Here we can begin to understand The School of Athens as an idealised representation of all that was considered eminent about ancient and medieval scholarship. The purpose of the work is to draw a connection between the ancient classical world and the contemporary setting of 15th century Italy. Above all, it is a way of describing the Christian faith as the natural heir to the achievements of ancient Greece, where Christianity is not only grounded in faith but also in reasoned thought.
The overlap between the ancient and the modern worlds is given further emphasis by the way Raphael has painted several of the faces with likenesses to contemporary figures. For instance, Plato is painted with the features of Leonardo da Vinci. Raphael himself appears, looking out at us as the second face along in the lower-right portion.
Another portrait is the brooding figure at the very front of the painting. Self-absorbed and with writing pen in hand, this is the ancient philosopher Heraclitus — who also bears a strong resemblance to the artist Michelangelo.
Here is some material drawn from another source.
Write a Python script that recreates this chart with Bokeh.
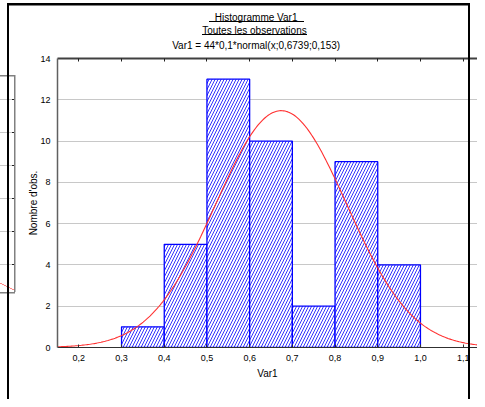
import numpy as np
from bokeh.plotting import figure
from bokeh.models import (LinearAxis, FixedTicker, Title, CustomJSTickFormatter,
                          InlineStyleSheet)
from bokeh.embed import file_html
from bokeh.resources import INLINE

# ---- data ----
bin_left = [0.3, 0.4, 0.5, 0.6, 0.7, 0.8, 0.9]
bin_right = [0.4, 0.5, 0.6, 0.7, 0.8, 0.9, 1.0]
counts = [1, 5, 13, 10, 2, 9, 4]
x_ticks = [0.2, 0.3, 0.4, 0.5, 0.6, 0.7, 0.8, 0.9, 1.0, 1.1]
x_tick_labels = ["0,2", "0,3", "0,4", "0,5", "0,6", "0,7", "0,8", "0,9", "1,0", "1,1"]
y_ticks = [0, 2, 4, 6, 8, 10, 12, 14]
n_obs = 44
bin_width = 0.1
mu = 0.6739
sigma = 0.153
title_lines = ["Histogramme Var1", "Toutes les observations",
               "Var1 = 44*0,1*normal(x;0,6739;0,153)"]
x_label = "Var1"
y_label = "Nombre d'obs."

FONT = "Liberation Sans"

# ---- layout (pixels) ----
W, H = 477, 399
FL, FT, FB = 57, 58, 347
X0, PXX = 0.15, 427.0
Y1 = 14.0

p = figure(width=W, height=H, output_backend="svg", toolbar_location=None,
           x_range=(X0, X0 + (W - FL) / PXX), y_range=(0, Y1),
           min_border_left=FL, min_border_right=0, min_border_top=FT,
           min_border_bottom=H - FB)
p.outline_line_color = None
p.background_fill_color = "white"
p.border_fill_color = "white"

# grid
p.xgrid.visible = False
p.ygrid.ticker = FixedTicker(ticks=y_ticks)
p.ygrid.grid_line_color = "#c8c8c8"
p.ygrid.grid_line_width = 1

# bottom axis
xa = p.xaxis[0]
xa.ticker = FixedTicker(ticks=x_ticks)
xa.major_label_overrides = dict(zip(x_ticks, x_tick_labels))
xa.major_tick_in = 3
xa.major_tick_out = 0
xa.minor_tick_in = 0
xa.minor_tick_out = 0
xa.major_label_standoff = 7
xa.major_label_text_font = FONT
xa.major_label_text_font_size = "9px"
xa.major_label_text_color = "black"
xa.axis_line_color = "#303030"
xa.major_tick_line_color = "#303030"
xa.axis_label = x_label
xa.axis_label_text_font = FONT
xa.axis_label_text_font_size = "10px"
xa.axis_label_text_font_style = "normal"
xa.axis_label_text_color = "black"
xa.axis_label_standoff = 4

# left axis
ya = p.yaxis[0]
ya.ticker = FixedTicker(ticks=y_ticks)
ya.major_tick_in = 0
ya.major_tick_out = 0
ya.minor_tick_in = 0
ya.minor_tick_out = 0
ya.major_label_standoff = 7
ya.major_label_text_font = FONT
ya.major_label_text_font_size = "9px"
ya.major_label_text_color = "black"
ya.axis_line_color = "#606060"
ya.axis_line_width = 1.5
ya.axis_label = y_label
ya.axis_label_text_font = FONT
ya.axis_label_text_font_size = "10px"
ya.axis_label_text_font_style = "normal"
ya.axis_label_text_color = "black"
ya.axis_label_standoff = -2

# top axis: frame border with inward ticks, no labels
top = LinearAxis(ticker=FixedTicker(ticks=x_ticks),
                 formatter=CustomJSTickFormatter(code="return ''"),
                 major_label_text_font_size="1px",
                 major_tick_in=3, major_tick_out=0, minor_tick_in=0, minor_tick_out=0,
                 axis_line_color="#404040", axis_line_width=2,
                 major_tick_line_color="#202020", major_label_standoff=0)
p.add_layout(top, "above")

# title lines (stacked outward from the frame: last line first)
em_widths = [8.335, 10.56, 16.87]
centers = [256, 254.5, 256]
standoffs = [14, -13, 16]
for t, em, c, s in reversed(list(zip(title_lines, em_widths, centers, standoffs))):
    p.add_layout(Title(text=t, align="left", offset=c - FL - em * 10 / 2,
                       text_font=FONT, text_font_size="10px", text_font_style="normal",
                       text_color="black", standoff=s), "above")

# bars
p.quad(left=bin_left, right=bin_right, top=counts, bottom=0,
       fill_color="white", line_color="#0000ff", line_width=1.3,
       hatch_pattern="/", hatch_color="#3333ff", hatch_scale=6, hatch_weight=1)

# fitted normal curve (parameters from the chart's own title)
xs = np.linspace(X0, X0 + (W - FL) / PXX, 300)
ys = n_obs * bin_width * np.exp(-0.5 * ((xs - mu) / sigma) ** 2) / (sigma * np.sqrt(2 * np.pi))
p.line(xs, ys, line_color="#ff3030", line_width=1.1)

# screenshot decorations (window frame, title underlines, neighbouring chart edge)
rects = [
    ("#000", 7, 3, 463, 2.5),      # top window edge
    ("#000", 7, 3, 2, H),          # left window edge
    ("#000", 468, 3, 2.3, H),      # right window edge
    ("#000", 209, 20.5, 95, 1),    # underline title 1
    ("#000", 202, 34, 105, 1),     # underline title 2
    ("#808080", 13.5, 75, 1.5, 217),  # neighbour chart right border
    ("#808080", 0, 75, 15, 1.5),
    ("#808080", 0, 291.5, 15, 1.5),
]
for gy in [99, 132, 165, 198, 231, 264]:
    rects.append(("#202020", 12, gy, 2, 1))
    rects.append(("#c8c8c8", 0, gy, 13, 1))
imgs, sizes, poss = [], [], []
for col, x, y, w, h in rects:
    imgs.append(f"linear-gradient({col},{col})")
    sizes.append(f"{w}px {h}px")
    poss.append(f"{x}px {y}px")
imgs.append("linear-gradient(to top right, transparent calc(50% - 0.7px), #ff5050, transparent calc(50% + 0.7px))")
sizes.append("14px 7px")
poss.append("0px 283px")
css = (":host { position: relative; }\n"
       ":host::after { content: ''; position: absolute; left: 0; top: 0; "
       f"width: {W}px; height: {H}px; pointer-events: none; z-index: 10; "
       "background-repeat: no-repeat; "
       f"background-image: {', '.join(imgs)}; "
       f"background-size: {', '.join(sizes)}; "
       f"background-position: {', '.join(poss)}; }}")
p.stylesheets = [InlineStyleSheet(css=css)]

open("out.html", "w").write(file_html(p, INLINE))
In fact, the inclusion of this figure was an afterthought, painted a year or so after the original commission as an homage to the older painter, possibly prompted by the recent unveiling of part of the Sistine Chapel.
After more than 500 years since The School of Athens was first made, its power to enthrall and inspire has hardly waned in that time. Through consummate handling of light, form and composition — in the difficult painting medium of fresco — the work successfully transforms a complex intellectual idea into visual form. Endlessly referenced in modern culture, it is difficult to see Raphael’s painting as anything less than a masterpiece.